Le Brésil s'embrase: un million de manifestants, un mort

Des manifestants brésilens à Rio de Janeiro le 17 juin - -
Au moins un million de manifestants sont descendus jeudi dans les rues des grandes villes du Brésil au dixième jour de fronde sociale marqué par de violents affrontements avec la police, des dizaines de blessés et un premier mort.
Cette importante mobilisation a poussé la présidente Dilma Rousseff à annuler un voyage officiel prévu au Japon.
Le mouvement de fronde sociale qui secoue le pays depuis une dizaines de jours avait promis via les réseaux sociaux de faire descendre un million de manifestants jeudi dans les rues d'une centaine de villes du pays pour exiger des services publics de qualité et dénoncer la facture du Mondial de football-2014, malgré une baisse des tarifs des transports en commun obtenue au cours des derniers jours.
Renversé par une voiture
A Ribeirao Preto, dans l'Etat de Sao Paulo (sud-est), un manifestant est mort renversé jeudi soir par une voiture qui tentait de doubler un groupe de protestataires qui bloquaient une rue.
A Brasilia (centre), où se sont rassemblées 30.000 personnes, des manifestants ont attaqué dans la soirée le ministère des Affaires étrangères d'où ils ont été refoulés de justesse par la police, après avoir brisé une porte vitrée et une cinquantaine de fenêtres.
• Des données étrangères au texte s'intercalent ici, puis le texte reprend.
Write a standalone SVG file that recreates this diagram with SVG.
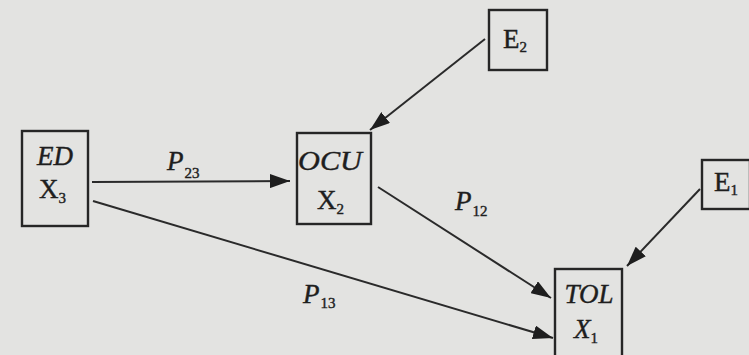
<svg xmlns="http://www.w3.org/2000/svg" width="749" height="355" viewBox="0 0 749 355">
<style>
.bg{fill:#e3e3e1}
.box{fill:none;stroke:#262626;stroke-width:2.4}
.t{font-family:"Liberation Serif","DejaVu Serif",serif;fill:#1e1e1e;stroke:#1e1e1e;stroke-width:0.4;font-size:27px}
.i{font-style:italic}
.s{font-size:15px;font-style:normal}
.c{stroke:#2a2a2a;stroke-width:2;fill:none}
</style>
<defs>
<marker id="ah" viewBox="0 0 20 14" refX="20" refY="7" markerWidth="20" markerHeight="14" markerUnits="userSpaceOnUse" orient="auto">
<path d="M0,0 L20,7 L0,14 Z" fill="#1e1e1e"/>
</marker>
</defs>
<rect class="bg" x="0" y="0" width="749" height="355"/>
<g id="connectors">
<line class="c" x1="92" y1="182" x2="290" y2="181" marker-end="url(#ah)"/>
<line class="c" x1="93" y1="201" x2="553" y2="338" marker-end="url(#ah)"/>
<line class="c" x1="378" y1="187" x2="551" y2="298" marker-end="url(#ah)"/>
<line class="c" x1="485" y1="39" x2="370" y2="130" marker-end="url(#ah)"/>
<line class="c" x1="700" y1="189" x2="627" y2="266" marker-end="url(#ah)"/>
</g>
<g id="labels">
<text class="t i" x="167" y="170">P<tspan class="s" dy="8" dx="1">23</tspan></text>
<text class="t i" x="455" y="210">P<tspan class="s" dy="6" dx="1">12</tspan></text>
<text class="t i" x="303" y="303">P<tspan class="s" dy="5" dx="1">13</tspan></text>
</g>
<g id="ED">
<rect class="box" x="22" y="131" width="66" height="95"/>
<text class="t i" x="55" y="165" text-anchor="middle">ED</text>
<text class="t" x="39" y="198">X<tspan class="s" dy="5">3</tspan></text>
</g>
<g id="OCU">
<rect class="box" x="297" y="133" width="74" height="91"/>
<text class="t i" x="330" y="170" text-anchor="middle" textLength="64" lengthAdjust="spacingAndGlyphs">OCU</text>
<text class="t" x="317" y="209">X<tspan class="s" dy="5">2</tspan></text>
</g>
<g id="E2">
<rect class="box" x="489" y="10" width="58" height="60"/>
<text class="t" x="503" y="48">E<tspan class="s" dy="4">2</tspan></text>
</g>
<g id="E1">
<rect class="box" x="702" y="160" width="48" height="49"/>
<text class="t" x="714" y="191">E<tspan class="s" dy="4">1</tspan></text>
</g>
<g id="TOL">
<rect class="box" x="555" y="269" width="67" height="100"/>
<text class="t i" x="589" y="303" text-anchor="middle">TOL</text>
<text class="t i" x="574" y="338">X<tspan class="s" dy="5">1</tspan></text>
</g>
</svg>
Les affrontements ont fait une trentaine de blessés.
Plus de 300.000 manifestants ont défilé à Rio de Janeiro (sud-est) où après un début de marche pacifique des heurts violents ont éclaté devant la mairie. La police a tiré des gaz lacrymogènes et des balles en caoutchouc contre un groupe de manifestants radicaux. Au moins 40 personnes ont été blessées dont un journaliste de la TV Globo, touché au front par une balle en caoutchouc.
Péage détruit, bus incendiés et caillassés...
Selon un décompte effectué par l'AFP, à partir des estimations officielles fournies par la police ou des experts, ils étaient notamment 110.000 à Sao Paulo, 100.000 à Vitoria, 52.000 à Recife, 30.000 à Manaus, 30.000 à Cuiaba, 20.000 à Salvador de Bahia et 20.000 à Aracaje.
A Vitoria (sud-est), un groupe de manifestants a détruit les cabines de péage d'un pont qui relie la ville à sa voisine. Devant le tribunal de Justice, un bataillon d'élite de la police a du intervenir avec des gaz lacrymogènes pour disperser un groupe radical.
A Salvador de Bahia (nord-est), théâtre de la première manifestation dans l'après-midi, des affrontements violents ont également éclaté. Les manifestants ont incendié un bus et lancé des pierres sur des minibus de la Fifa, organisatrice de la Coupe des Confédérations de football qui se dispute actuellement dans le pays et du Mondial dans un an.
Au moins un manifestant a été blessé par une balle en caoutchouc. Un policier a également été blessé lors de ces incidents survenus à deux kilomètres du stade où se jouait le match Nigeria-Uruguay.
Voyage officiel au Japon annulé
Confrontée au plus vaste mouvement de protestation depuis 21 ans au Brésil, la présidente Dilma Rousseff a annulé une visite d'Etat au Japon, prévue du 26 au 28 juin. "Elle a décidé de rester au Brésil en raison des événements actuels", a indiqué une source de la présidence. Dilma Rousseff a convoqué une réunion de crise avec ses ministres les plus proches ce matin.
Les principales villes du pays, dont Rio et Sao Paulo mercredi, ont cédé cette semaine l'une après l'autre à la revendication initiale de la rue. Elles ont accepté de revenir sur leur décision d'augmenter le tarif des transports publics, la revendication initiale de la fronde sociale.
Un "Printemps tropical" ?
Malgré cette victoire, rien ne laisse présager un essoufflement rapide de ce mouvement diffus, sans étiquette politique ou syndicale, ni leaders clairement identifiés.
Il cristallise désormais toutes les frustrations de la population de ce pays émergent de 194 millions d'habitants: services publics précaires comme la santé et l'éducation, corruption de la classe politique, sommes colossales (11 milliards d'euros) investies pour l'organisation du Mondial-2014 de football.
Et depuis sa victoire sur le prix du ticket de bus, il n'a plus de revendication concrète bien définie. "Le tarif des autobus est le détonateur d'un grand mouvement qui n'a pas de leader mais cela ne veut pas dire que nous n'ayons pas une direction à suivre. A partir de maintenant, les politiciens vont devoir nous prêter plus d'attention", a déclaré Carolina Silva, 35 ans, employée de la compagne pétrolière nationale Petrobras.
Certains observateurs comparent le mouvement aux récentes manifestations en Turquie ou même aux révoltes du "Printemps arabe".